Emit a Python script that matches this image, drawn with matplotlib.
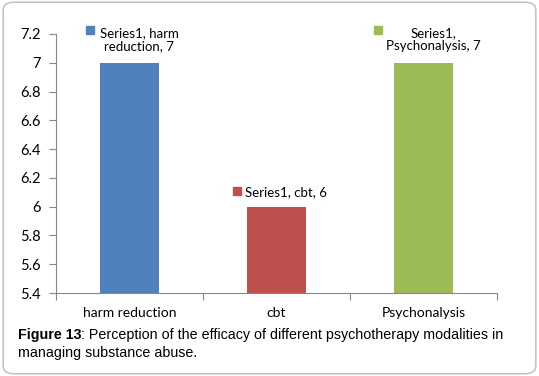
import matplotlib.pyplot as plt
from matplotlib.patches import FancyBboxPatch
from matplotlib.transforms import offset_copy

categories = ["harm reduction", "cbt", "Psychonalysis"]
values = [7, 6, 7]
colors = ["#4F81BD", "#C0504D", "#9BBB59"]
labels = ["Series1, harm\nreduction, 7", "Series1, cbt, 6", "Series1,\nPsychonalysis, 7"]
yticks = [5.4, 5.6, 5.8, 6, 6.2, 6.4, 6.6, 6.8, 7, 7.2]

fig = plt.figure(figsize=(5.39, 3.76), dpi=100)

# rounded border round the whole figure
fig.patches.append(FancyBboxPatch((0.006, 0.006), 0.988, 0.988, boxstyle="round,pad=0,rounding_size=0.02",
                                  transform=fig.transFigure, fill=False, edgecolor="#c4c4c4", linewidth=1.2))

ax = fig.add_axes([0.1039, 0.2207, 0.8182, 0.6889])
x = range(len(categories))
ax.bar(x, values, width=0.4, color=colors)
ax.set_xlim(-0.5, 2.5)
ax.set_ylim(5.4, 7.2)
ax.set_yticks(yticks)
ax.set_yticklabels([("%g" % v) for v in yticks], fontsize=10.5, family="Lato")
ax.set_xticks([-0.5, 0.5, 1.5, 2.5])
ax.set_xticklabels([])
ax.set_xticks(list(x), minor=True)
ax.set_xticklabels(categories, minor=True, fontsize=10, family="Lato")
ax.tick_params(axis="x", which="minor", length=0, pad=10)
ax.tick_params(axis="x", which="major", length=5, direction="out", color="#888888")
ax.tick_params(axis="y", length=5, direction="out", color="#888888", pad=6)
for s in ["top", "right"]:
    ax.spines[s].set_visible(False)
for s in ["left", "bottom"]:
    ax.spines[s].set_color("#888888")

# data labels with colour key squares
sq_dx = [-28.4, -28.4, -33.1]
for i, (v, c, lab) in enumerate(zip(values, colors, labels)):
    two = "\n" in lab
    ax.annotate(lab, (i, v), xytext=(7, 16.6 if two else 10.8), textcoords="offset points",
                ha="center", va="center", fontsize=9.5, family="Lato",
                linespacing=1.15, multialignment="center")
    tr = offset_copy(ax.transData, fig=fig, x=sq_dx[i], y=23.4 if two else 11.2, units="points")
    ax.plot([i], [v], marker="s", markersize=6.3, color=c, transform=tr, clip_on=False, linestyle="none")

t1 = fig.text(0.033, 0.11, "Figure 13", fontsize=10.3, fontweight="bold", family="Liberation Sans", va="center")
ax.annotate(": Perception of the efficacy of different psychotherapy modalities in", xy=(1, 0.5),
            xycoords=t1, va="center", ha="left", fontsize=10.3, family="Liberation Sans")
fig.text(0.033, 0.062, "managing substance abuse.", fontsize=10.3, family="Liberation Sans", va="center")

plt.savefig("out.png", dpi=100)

---

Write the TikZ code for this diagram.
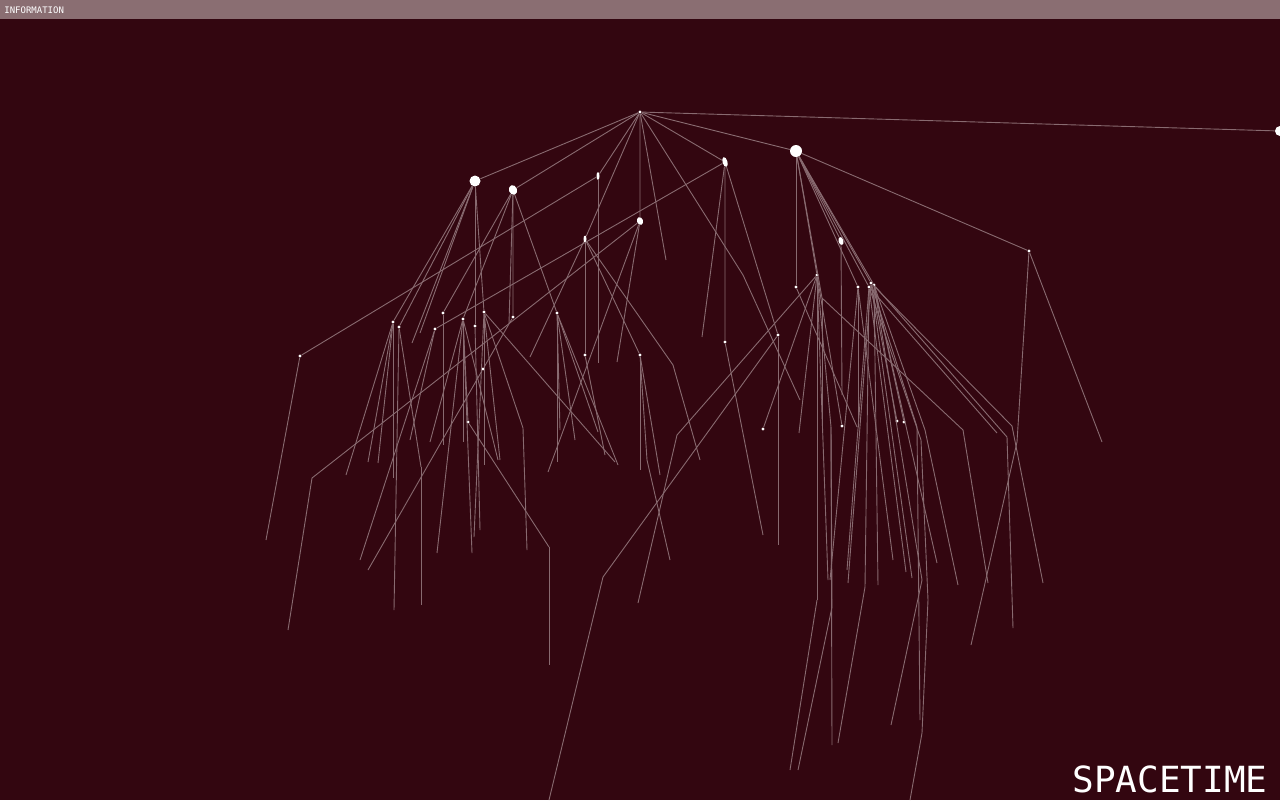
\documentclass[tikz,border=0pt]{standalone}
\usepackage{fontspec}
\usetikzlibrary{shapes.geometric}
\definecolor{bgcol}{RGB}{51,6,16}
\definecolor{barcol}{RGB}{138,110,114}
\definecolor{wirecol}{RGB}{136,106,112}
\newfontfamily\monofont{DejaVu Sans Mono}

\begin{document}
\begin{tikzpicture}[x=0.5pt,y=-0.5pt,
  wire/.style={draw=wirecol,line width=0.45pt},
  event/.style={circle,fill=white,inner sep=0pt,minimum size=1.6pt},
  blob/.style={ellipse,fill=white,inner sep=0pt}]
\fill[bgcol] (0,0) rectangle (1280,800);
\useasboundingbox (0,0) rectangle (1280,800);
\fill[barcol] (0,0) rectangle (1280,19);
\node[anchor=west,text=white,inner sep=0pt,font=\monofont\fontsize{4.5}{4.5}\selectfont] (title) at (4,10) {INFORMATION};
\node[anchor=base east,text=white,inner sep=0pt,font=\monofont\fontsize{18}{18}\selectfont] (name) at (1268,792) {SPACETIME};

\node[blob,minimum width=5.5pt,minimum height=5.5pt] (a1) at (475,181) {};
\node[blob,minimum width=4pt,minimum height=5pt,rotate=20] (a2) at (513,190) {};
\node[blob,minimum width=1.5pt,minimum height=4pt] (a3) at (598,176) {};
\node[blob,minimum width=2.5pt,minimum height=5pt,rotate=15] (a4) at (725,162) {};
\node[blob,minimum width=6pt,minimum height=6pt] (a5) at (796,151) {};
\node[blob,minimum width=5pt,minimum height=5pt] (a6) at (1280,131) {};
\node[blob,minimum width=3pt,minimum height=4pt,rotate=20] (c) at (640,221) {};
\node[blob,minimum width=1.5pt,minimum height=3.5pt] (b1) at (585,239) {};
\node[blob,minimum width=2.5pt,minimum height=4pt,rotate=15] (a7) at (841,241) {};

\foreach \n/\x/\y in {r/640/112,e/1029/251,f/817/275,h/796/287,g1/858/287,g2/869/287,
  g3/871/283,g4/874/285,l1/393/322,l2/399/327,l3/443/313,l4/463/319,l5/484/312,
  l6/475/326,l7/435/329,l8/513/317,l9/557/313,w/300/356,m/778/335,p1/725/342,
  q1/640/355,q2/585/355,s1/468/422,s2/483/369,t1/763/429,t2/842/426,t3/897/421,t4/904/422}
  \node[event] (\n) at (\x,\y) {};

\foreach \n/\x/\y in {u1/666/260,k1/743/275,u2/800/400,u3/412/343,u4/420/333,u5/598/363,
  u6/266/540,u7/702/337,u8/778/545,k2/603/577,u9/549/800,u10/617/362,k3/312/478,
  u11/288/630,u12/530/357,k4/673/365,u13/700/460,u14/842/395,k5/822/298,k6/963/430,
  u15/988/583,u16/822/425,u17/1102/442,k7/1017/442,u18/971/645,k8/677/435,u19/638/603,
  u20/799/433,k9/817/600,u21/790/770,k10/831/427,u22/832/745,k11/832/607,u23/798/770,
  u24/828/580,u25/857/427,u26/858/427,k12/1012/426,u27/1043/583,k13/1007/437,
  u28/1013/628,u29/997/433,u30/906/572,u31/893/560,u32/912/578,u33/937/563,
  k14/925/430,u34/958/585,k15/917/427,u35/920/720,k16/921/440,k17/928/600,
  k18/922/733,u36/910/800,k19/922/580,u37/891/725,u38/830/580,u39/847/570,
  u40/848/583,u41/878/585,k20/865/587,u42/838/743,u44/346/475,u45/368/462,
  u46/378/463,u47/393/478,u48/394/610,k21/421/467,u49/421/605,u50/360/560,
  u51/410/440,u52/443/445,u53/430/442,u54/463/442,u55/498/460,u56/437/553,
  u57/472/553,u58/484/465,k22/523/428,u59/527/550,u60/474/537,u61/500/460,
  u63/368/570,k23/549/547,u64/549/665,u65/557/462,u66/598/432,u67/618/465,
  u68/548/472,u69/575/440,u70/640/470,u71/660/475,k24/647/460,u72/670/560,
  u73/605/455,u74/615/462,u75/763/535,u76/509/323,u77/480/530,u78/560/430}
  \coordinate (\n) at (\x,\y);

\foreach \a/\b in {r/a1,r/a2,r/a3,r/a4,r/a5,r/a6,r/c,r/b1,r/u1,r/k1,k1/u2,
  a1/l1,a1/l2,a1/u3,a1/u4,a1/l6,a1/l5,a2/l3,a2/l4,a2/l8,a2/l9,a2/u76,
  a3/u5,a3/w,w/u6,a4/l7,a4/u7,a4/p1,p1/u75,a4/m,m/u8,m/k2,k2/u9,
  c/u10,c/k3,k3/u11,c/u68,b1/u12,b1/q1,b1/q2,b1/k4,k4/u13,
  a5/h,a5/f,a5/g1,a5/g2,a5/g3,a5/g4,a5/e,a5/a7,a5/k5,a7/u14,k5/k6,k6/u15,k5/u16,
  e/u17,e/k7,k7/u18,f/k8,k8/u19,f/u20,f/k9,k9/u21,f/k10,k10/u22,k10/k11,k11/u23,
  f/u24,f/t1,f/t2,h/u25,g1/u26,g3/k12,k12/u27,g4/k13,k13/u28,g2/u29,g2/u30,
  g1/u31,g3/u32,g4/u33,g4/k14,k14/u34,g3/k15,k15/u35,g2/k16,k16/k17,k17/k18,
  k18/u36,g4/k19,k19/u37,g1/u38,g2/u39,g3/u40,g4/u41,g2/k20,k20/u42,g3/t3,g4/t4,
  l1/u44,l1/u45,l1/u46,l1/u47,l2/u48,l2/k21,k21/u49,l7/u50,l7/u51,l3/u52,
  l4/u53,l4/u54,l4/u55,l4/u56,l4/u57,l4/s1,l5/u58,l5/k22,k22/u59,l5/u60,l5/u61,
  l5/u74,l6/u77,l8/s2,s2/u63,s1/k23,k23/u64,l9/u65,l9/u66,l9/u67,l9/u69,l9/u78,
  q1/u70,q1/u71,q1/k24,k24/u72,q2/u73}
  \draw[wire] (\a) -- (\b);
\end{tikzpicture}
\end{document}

- WRITTEN REQUEST -
Reproduce the entries exactly, from the line with "Emit a Python" to the line with "6.8, 7, 7.2]", both lines included, keeping no pictures.

- IN RESPONSE -
Emit a Python script that matches this image, drawn with matplotlib.
import matplotlib.pyplot as plt
from matplotlib.patches import FancyBboxPatch
from matplotlib.transforms import offset_copy

categories = ["harm reduction", "cbt", "Psychonalysis"]
values = [7, 6, 7]
colors = ["#4F81BD", "#C0504D", "#9BBB59"]
labels = ["Series1, harm\nreduction, 7", "Series1, cbt, 6", "Series1,\nPsychonalysis, 7"]
yticks = [5.4, 5.6, 5.8, 6, 6.2, 6.4, 6.6, 6.8, 7, 7.2]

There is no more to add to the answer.